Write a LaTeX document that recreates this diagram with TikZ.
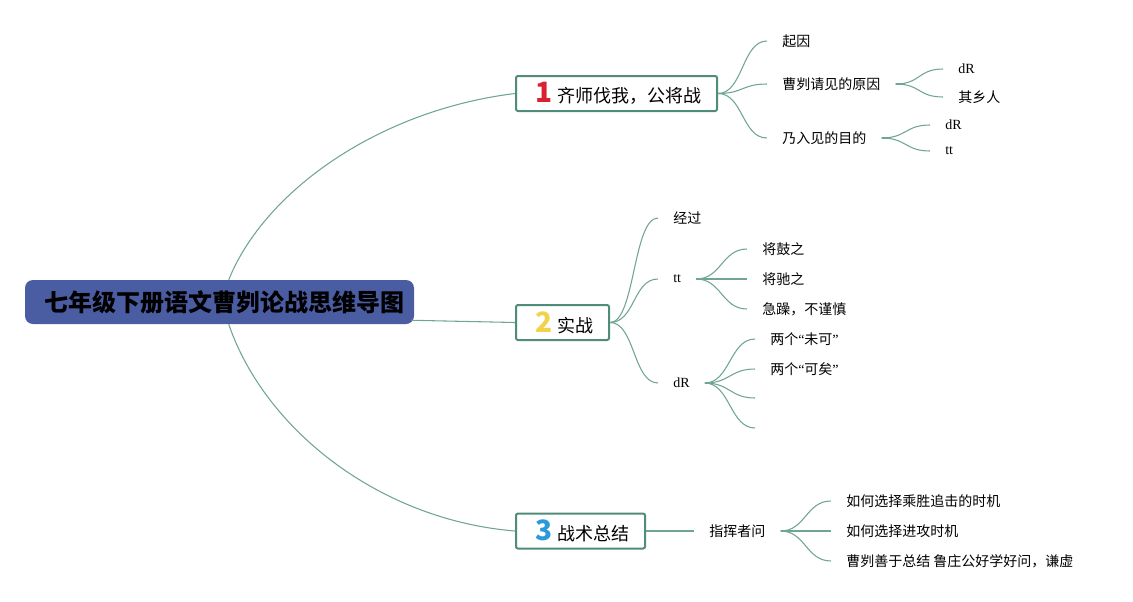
\documentclass[tikz,border=0pt]{standalone}
\usepackage{fontspec}
\setmainfont{Noto Sans CJK SC}
\newfontfamily\lat{Liberation Serif}
\usetikzlibrary{calc}
\definecolor{lnk}{HTML}{6FA592}
\definecolor{bord}{HTML}{4F8C79}
\definecolor{rootfill}{HTML}{4A5DA3}
\definecolor{numred}{HTML}{D8222F}
\definecolor{numyel}{HTML}{F2D24A}
\definecolor{numblu}{HTML}{2A9AD8}
\tikzset{
  leaf/.style={anchor=west, inner xsep=11.25pt, inner ysep=0pt, font=\fontsize{10.5pt}{12pt}\selectfont},
  branch/.style={draw=bord, line width=1.5pt, fill=white, rounded corners=1.5pt, inner xsep=0pt, inner ysep=0pt, minimum height=26.25pt, font=\fontsize{13.5pt}{16pt}\selectfont, anchor=west},
  rootbox/.style={fill=rootfill, rounded corners=6pt, minimum width=291.75pt, minimum height=33pt, inner sep=0pt, font=\fontsize{18pt}{22pt}\selectfont\bfseries},
  link/.style={draw=lnk, line width=0.8pt},
  stub/.style={draw=lnk, line width=1.8pt},
}
\newcommand\bnum[2]{\kern14.25pt{\color{#1}\fontsize{21pt}{21pt}\selectfont\bfseries #2}\kern3.75pt}
\begin{document}
\begin{tikzpicture}[x=0.75pt,y=-0.75pt]
\useasboundingbox (0,0) rectangle (1133,601);
% root
\node[rootbox] (root) at (219.5,302) {\kern8pt七年级下册语文曹刿论战思维导图};
% branches
\node[branch] (b1) at (515,93.5) {\bnum{numred}{1}齐师伐我，公将战\kern12pt};
\node[branch] (b2) at (515,322.5) {\bnum{numyel}{2}实战\kern12pt};
\node[branch] (b3) at (515,531) {\bnum{numblu}{3}战术总结\kern12pt};
% root connectors
\draw[link] ($(root.north west)+(204,0)$) .. controls (265,190) and (380,110) .. (b1.west);
\draw[link] ($(root.south east)+(-3,-4)$) -- (b2.west);
\draw[link] ($(root.south west)+(204,0)$) .. controls (265,430) and (380,520) .. (b3.west);
% branch 1
\node[leaf] (c11) at (767,41) {起因};
\node[leaf] (c12) at (767,84) {曹刿请见的原因};
\node[leaf] (c13) at (767,138) {乃入见的目的};
\foreach \c in {c11,c12,c13}
  \draw[link] (b1.east) .. controls +(25,0) and +(-25,0) .. (\c.west);
\node[leaf] (c121) at (943,69) {\lat dR};
\node[leaf] (c122) at (943,97) {其乡人};
\foreach \c in {c121,c122}
  \draw[link] (c12.east) .. controls +(25,0) and +(-25,0) .. (\c.west);
\draw[stub] (c12.east) -- ++(9,0);
\node[leaf] (c131) at (930,125) {\lat dR};
\node[leaf] (c132) at (930,151) {\lat tt};
\foreach \c in {c131,c132}
  \draw[link] (c13.east) .. controls +(25,0) and +(-25,0) .. (\c.west);
\draw[stub] (c13.east) -- ++(9,0);
% branch 2
\node[leaf] (c21) at (658,218) {经过};
\node[leaf] (c22) at (658,279) {\lat tt};
\node[leaf] (c23) at (658,383) {\lat dR};
\foreach \c in {c21,c22,c23}
  \draw[link] (b2.east) .. controls +(25,0) and +(-25,0) .. (\c.west);
\node[leaf] (c221) at (747,249) {将鼓之};
\node[leaf] (c222) at (747,279) {将驰之};
\node[leaf] (c223) at (747,309) {急躁，不谨慎};
\foreach \c in {c221,c222,c223}
  \draw[link] (c22.east) .. controls +(25,0) and +(-25,0) .. (\c.west);
\draw[stub] (c22.east) -- ++(9,0);
\node[leaf] (c231) at (755,339) {两个{\lat“}未可{\lat”}};
\node[leaf] (c232) at (755,369) {两个{\lat“}可矣{\lat”}};
\coordinate (c233) at (755,398);
\coordinate (c234) at (755,428);
\foreach \c in {c231,c232}
  \draw[link] (c23.east) .. controls +(25,0) and +(-25,0) .. (\c.west);
\foreach \c in {c233,c234}
  \draw[link] (c23.east) .. controls +(25,0) and +(-25,0) .. (\c);
\draw[stub] (c23.east) -- ++(9,0);
% branch 3
\node[leaf] (c31) at (694,531) {指挥者问};
\draw[link] (b3.east) -- (c31.west);
\node[leaf] (c311) at (831,501) {如何选择乘胜追击的时机};
\node[leaf] (c312) at (831,531) {如何选择进攻时机};
\node[leaf] (c313) at (831,561) {曹刿善于总结 鲁庄公好学好问，谦虚};
\foreach \c in {c311,c312,c313}
  \draw[link] (c31.east) .. controls +(25,0) and +(-25,0) .. (\c.west);
\draw[stub] (c31.east) -- ++(9,0);
\end{tikzpicture}
\end{document}
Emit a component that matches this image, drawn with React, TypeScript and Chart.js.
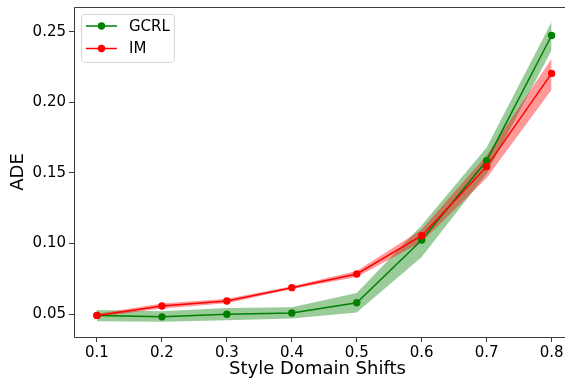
import React, { useEffect, useRef } from "react";
import { Chart, registerables } from "chart.js";

Chart.register(...registerables);

const shifts = [0.1, 0.2, 0.3, 0.4, 0.5, 0.6, 0.7, 0.8];
const gcrlMean = [0.049, 0.048, 0.0498, 0.0507, 0.058, 0.1025, 0.1587, 0.2475];
const gcrlUpper = [0.0528, 0.052, 0.0542, 0.0548, 0.0649, 0.113, 0.168, 0.257];
const gcrlLower = [0.0448, 0.0445, 0.0455, 0.0468, 0.051, 0.0905, 0.1495, 0.237];
const imMean = [0.049, 0.0557, 0.0592, 0.0687, 0.0784, 0.1055, 0.1545, 0.2206];
const imUpper = [0.0502, 0.0575, 0.0608, 0.0697, 0.0805, 0.11, 0.1625, 0.231];
const imLower = [0.0478, 0.0539, 0.0576, 0.0677, 0.0763, 0.101, 0.1465, 0.209];
const xTicks = [0.1, 0.2, 0.3, 0.4, 0.5, 0.6, 0.7, 0.8];
const yTicks = [0.05, 0.1, 0.15, 0.2, 0.25];

const GREEN = "#008000";
const RED = "#ff0000";
const FONT = "'DejaVu Sans', sans-serif";

const pts = (ys: number[]) => shifts.map((x, i) => ({ x, y: ys[i] }));

export default function App() {
  const ref = useRef<HTMLCanvasElement>(null);
  useEffect(() => {
    document.body.style.margin = "0";
    const legendPlugin = {
      id: "mplLegend",
      afterDraw(chart: any) {
        const ctx = chart.ctx as CanvasRenderingContext2D;
        const a = chart.chartArea;
        ctx.save();
        ctx.strokeStyle = "#3a3a3a";
        ctx.lineWidth = 1;
        ctx.beginPath();
        ctx.moveTo(chart.width, a.top + 0.5);
        ctx.lineTo(a.left + 0.5, a.top + 0.5);
        ctx.lineTo(a.left + 0.5, a.bottom + 0.5);
        ctx.lineTo(chart.width, a.bottom + 0.5);
        ctx.stroke();
        const bx = 81.5, by = 14.5, bw = 93, bh = 48, r = 3;
        ctx.beginPath();
        ctx.moveTo(bx + r, by);
        ctx.lineTo(bx + bw - r, by);
        ctx.arcTo(bx + bw, by, bx + bw, by + r, r);
        ctx.lineTo(bx + bw, by + bh - r);
        ctx.arcTo(bx + bw, by + bh, bx + bw - r, by + bh, r);
        ctx.lineTo(bx + r, by + bh);
        ctx.arcTo(bx, by + bh, bx, by + bh - r, r);
        ctx.lineTo(bx, by + r);
        ctx.arcTo(bx, by, bx + r, by, r);
        ctx.closePath();
        ctx.fillStyle = "rgba(255,255,255,0.8)";
        ctx.fill();
        ctx.strokeStyle = "#d6d6d6";
        ctx.stroke();
        const items = [
          { label: "GCRL", color: GREEN, y: 26 },
          { label: "IM", color: RED, y: 48.5 },
        ];
        ctx.font = `15px ${FONT}`;
        ctx.textBaseline = "middle";
        ctx.textAlign = "left";
        for (const it of items) {
          ctx.strokeStyle = it.color;
          ctx.lineWidth = 1.5;
          ctx.beginPath();
          ctx.moveTo(86, it.y);
          ctx.lineTo(117, it.y);
          ctx.stroke();
          ctx.fillStyle = it.color;
          ctx.beginPath();
          ctx.arc(101.5, it.y, 3.7, 0, Math.PI * 2);
          ctx.fill();
          ctx.fillStyle = "#000";
          ctx.fillText(it.label, 129, it.y + 1);
        }
        ctx.restore();
      },
    };

    const band = (data: number[], color: string, fill: any, order: number) => ({
      data: pts(data),
      borderWidth: 0,
      borderColor: "transparent",
      backgroundColor: color,
      pointRadius: 0,
      fill,
      order,
      tension: 0,
    });
    const line = (data: number[], color: string, order: number) => ({
      data: pts(data),
      borderWidth: 1.5,
      borderColor: color,
      backgroundColor: color,
      pointBackgroundColor: color,
      pointBorderWidth: 0,
      pointRadius: 3.7,
      fill: false,
      order,
      tension: 0,
    });

    const chart = new Chart(ref.current!, {
      type: "line",
      data: {
        datasets: [
          band(gcrlUpper, "rgba(0,128,0,0.4)", 1, 6),
          band(gcrlLower, "rgba(0,128,0,0.4)", false, 5),
          band(imUpper, "rgba(255,0,0,0.4)", 3, 4),
          band(imLower, "rgba(255,0,0,0.4)", false, 3),
          line(gcrlMean, GREEN, 2),
          line(imMean, RED, 1),
        ] as any,
      },
      options: {
        animation: false,
        responsive: false,
        layout: { padding: { top: 7, right: 0, left: 0, bottom: 0 } },
        plugins: { legend: { display: false }, tooltip: { enabled: false } },
        scales: {
          x: {
            type: "linear",
            min: 0.0646,
            max: 0.8145,
            afterBuildTicks: (s: any) => {
              s.ticks = xTicks.map((v) => ({ value: v }));
            },
            afterFit: (s: any) => {
              s.height = 42;
              s.paddingLeft = 0;
              s.paddingRight = 0;
            },
            grid: { drawOnChartArea: false, drawTicks: true, tickLength: 5, color: "#3a3a3a" },
            border: { display: false },
            ticks: {
              autoSkip: false,
              maxRotation: 0,
              padding: 2,
              color: "#000",
              font: { family: FONT, size: 15 },
              callback: (v: any) => Number(v).toFixed(1),
            },
            title: {
              display: true,
              text: "Style Domain Shifts",
              color: "#000",
              font: { family: FONT, size: 18, lineHeight: 1 },
              padding: { top: 0, bottom: 1 },
            },
          },
          y: {
            type: "linear",
            min: 0.0337,
            max: 0.2677,
            afterBuildTicks: (s: any) => {
              s.ticks = yTicks.map((v) => ({ value: v }));
            },
            afterFit: (s: any) => {
              s.width = 74;
              s.paddingTop = 0;
              s.paddingBottom = 0;
            },
            grid: { drawOnChartArea: false, drawTicks: true, tickLength: 5, color: "#3a3a3a" },
            border: { display: false },
            ticks: {
              autoSkip: false,
              padding: 3,
              color: "#000",
              font: { family: FONT, size: 15 },
              callback: (v: any) => Number(v).toFixed(2),
            },
            title: {
              display: true,
              text: "ADE",
              color: "#000",
              font: { family: FONT, size: 18 },
              padding: { top: 8, bottom: 0 },
            },
          },
        },
      },
      plugins: [legendPlugin],
    });
    return () => chart.destroy();
  }, []);
  return (
    <div style={{ width: 565, height: 379 }}>
      <canvas ref={ref} width={565} height={379} />
    </div>
  );
}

----------------------------------------

▶ Your task:
Above are some records; extract exactly the lines from the one containing "Emit a component" through the one containing "const pts = (ys: number[])" and drop the pictures.

▶ Output below:
Emit a component that matches this image, drawn with React, TypeScript and Chart.js.
import React, { useEffect, useRef } from "react";
import { Chart, registerables } from "chart.js";

Chart.register(...registerables);

const shifts = [0.1, 0.2, 0.3, 0.4, 0.5, 0.6, 0.7, 0.8];
const gcrlMean = [0.049, 0.048, 0.0498, 0.0507, 0.058, 0.1025, 0.1587, 0.2475];
const gcrlUpper = [0.0528, 0.052, 0.0542, 0.0548, 0.0649, 0.113, 0.168, 0.257];
const gcrlLower = [0.0448, 0.0445, 0.0455, 0.0468, 0.051, 0.0905, 0.1495, 0.237];
const imMean = [0.049, 0.0557, 0.0592, 0.0687, 0.0784, 0.1055, 0.1545, 0.2206];
const imUpper = [0.0502, 0.0575, 0.0608, 0.0697, 0.0805, 0.11, 0.1625, 0.231];
const imLower = [0.0478, 0.0539, 0.0576, 0.0677, 0.0763, 0.101, 0.1465, 0.209];
const xTicks = [0.1, 0.2, 0.3, 0.4, 0.5, 0.6, 0.7, 0.8];
const yTicks = [0.05, 0.1, 0.15, 0.2, 0.25];

const GREEN = "#008000";
const RED = "#ff0000";
const FONT = "'DejaVu Sans', sans-serif";

const pts = (ys: number[]) => shifts.map((x, i) => ({ x, y: ys[i] }));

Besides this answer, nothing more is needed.